* [Problem to work on] Please output every line of the material as it stands, without the pictures.

* [Given material]
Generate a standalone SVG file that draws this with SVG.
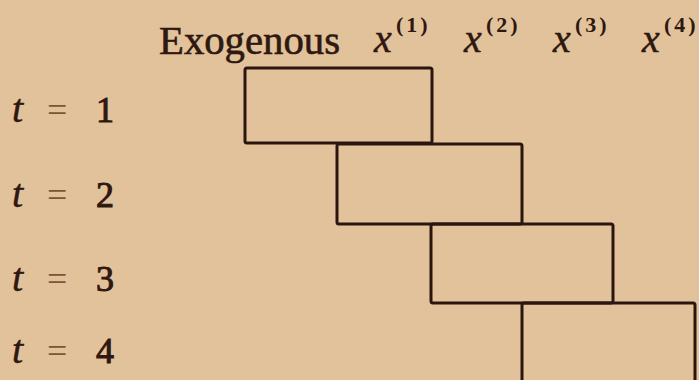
<svg xmlns="http://www.w3.org/2000/svg" width="699" height="380" viewBox="0 0 699 380">
<style>
.bg{fill:#E2C29A}
.box{fill:none;stroke:#2B1510;stroke-width:3;stroke-linejoin:round}
.hd{font-family:"Liberation Serif","DejaVu Serif",serif;font-size:40px;fill:#2E1810;stroke:#2E1810;stroke-width:0.6}
.var{font-family:"Liberation Serif","DejaVu Serif",serif;font-style:italic;font-size:40px;fill:#2E1810;stroke:#2E1810;stroke-width:0.5}
.sup{font-family:"Liberation Serif","DejaVu Serif",serif;font-weight:bold;font-size:22px;letter-spacing:3px;fill:#2E1810}
.eq{font-family:"Liberation Serif","DejaVu Serif",serif;font-size:36px;fill:#7A5538}
.num{font-family:"Liberation Serif","DejaVu Serif",serif;font-size:36px;fill:#2E1810;stroke:#2E1810;stroke-width:1}
</style>
<rect class="bg" x="0" y="0" width="699" height="380"/>
<g id="header">
<text class="hd" x="159" y="54" textLength="181" lengthAdjust="spacingAndGlyphs">Exogenous</text>
<text class="var" x="374" y="52">x</text><text class="sup" x="396" y="32">(1)</text>
<text class="var" x="464" y="52">x</text><text class="sup" x="486" y="32">(2)</text>
<text class="var" x="553" y="52">x</text><text class="sup" x="575" y="32">(3)</text>
<text class="var" x="642" y="52">x</text><text class="sup" x="664" y="32">(4)</text>
</g>
<g id="rows">
<text class="var" x="12" y="122">t</text><text class="eq" x="47" y="122">=</text><text class="num" x="96" y="122">1</text>
<text class="var" x="12" y="207">t</text><text class="eq" x="47" y="207">=</text><text class="num" x="96" y="207">2</text>
<text class="var" x="12" y="291">t</text><text class="eq" x="47" y="291">=</text><text class="num" x="96" y="291">3</text>
<text class="var" x="12" y="363">t</text><text class="eq" x="47" y="363">=</text><text class="num" x="96" y="363">4</text>
</g>
<g id="box1"><rect class="box" x="245" y="68" width="187" height="75" rx="2"/></g>
<g id="box2"><rect class="box" x="337" y="144" width="185" height="80" rx="2"/></g>
<g id="box3"><rect class="box" x="431" y="224" width="182" height="79" rx="2"/></g>
<g id="box4"><rect class="box" x="522" y="303" width="173" height="100" rx="2"/></g>
<g id="connectors"></g>
</svg>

* [Final result]
Generate a standalone SVG file that draws this with SVG.
<svg xmlns="http://www.w3.org/2000/svg" width="699" height="380" viewBox="0 0 699 380">
<style>
.bg{fill:#E2C29A}
.box{fill:none;stroke:#2B1510;stroke-width:3;stroke-linejoin:round}
.hd{font-family:"Liberation Serif","DejaVu Serif",serif;font-size:40px;fill:#2E1810;stroke:#2E1810;stroke-width:0.6}
.var{font-family:"Liberation Serif","DejaVu Serif",serif;font-style:italic;font-size:40px;fill:#2E1810;stroke:#2E1810;stroke-width:0.5}
.sup{font-family:"Liberation Serif","DejaVu Serif",serif;font-weight:bold;font-size:22px;letter-spacing:3px;fill:#2E1810}
.eq{font-family:"Liberation Serif","DejaVu Serif",serif;font-size:36px;fill:#7A5538}
.num{font-family:"Liberation Serif","DejaVu Serif",serif;font-size:36px;fill:#2E1810;stroke:#2E1810;stroke-width:1}
</style>
<rect class="bg" x="0" y="0" width="699" height="380"/>
<g id="header">
<text class="hd" x="159" y="54" textLength="181" lengthAdjust="spacingAndGlyphs">Exogenous</text>
<text class="var" x="374" y="52">x</text><text class="sup" x="396" y="32">(1)</text>
<text class="var" x="464" y="52">x</text><text class="sup" x="486" y="32">(2)</text>
<text class="var" x="553" y="52">x</text><text class="sup" x="575" y="32">(3)</text>
<text class="var" x="642" y="52">x</text><text class="sup" x="664" y="32">(4)</text>
</g>
<g id="rows">
<text class="var" x="12" y="122">t</text><text class="eq" x="47" y="122">=</text><text class="num" x="96" y="122">1</text>
<text class="var" x="12" y="207">t</text><text class="eq" x="47" y="207">=</text><text class="num" x="96" y="207">2</text>
<text class="var" x="12" y="291">t</text><text class="eq" x="47" y="291">=</text><text class="num" x="96" y="291">3</text>
<text class="var" x="12" y="363">t</text><text class="eq" x="47" y="363">=</text><text class="num" x="96" y="363">4</text>
</g>
<g id="box1"><rect class="box" x="245" y="68" width="187" height="75" rx="2"/></g>
<g id="box2"><rect class="box" x="337" y="144" width="185" height="80" rx="2"/></g>
<g id="box3"><rect class="box" x="431" y="224" width="182" height="79" rx="2"/></g>
<g id="box4"><rect class="box" x="522" y="303" width="173" height="100" rx="2"/></g>
<g id="connectors"></g>
</svg>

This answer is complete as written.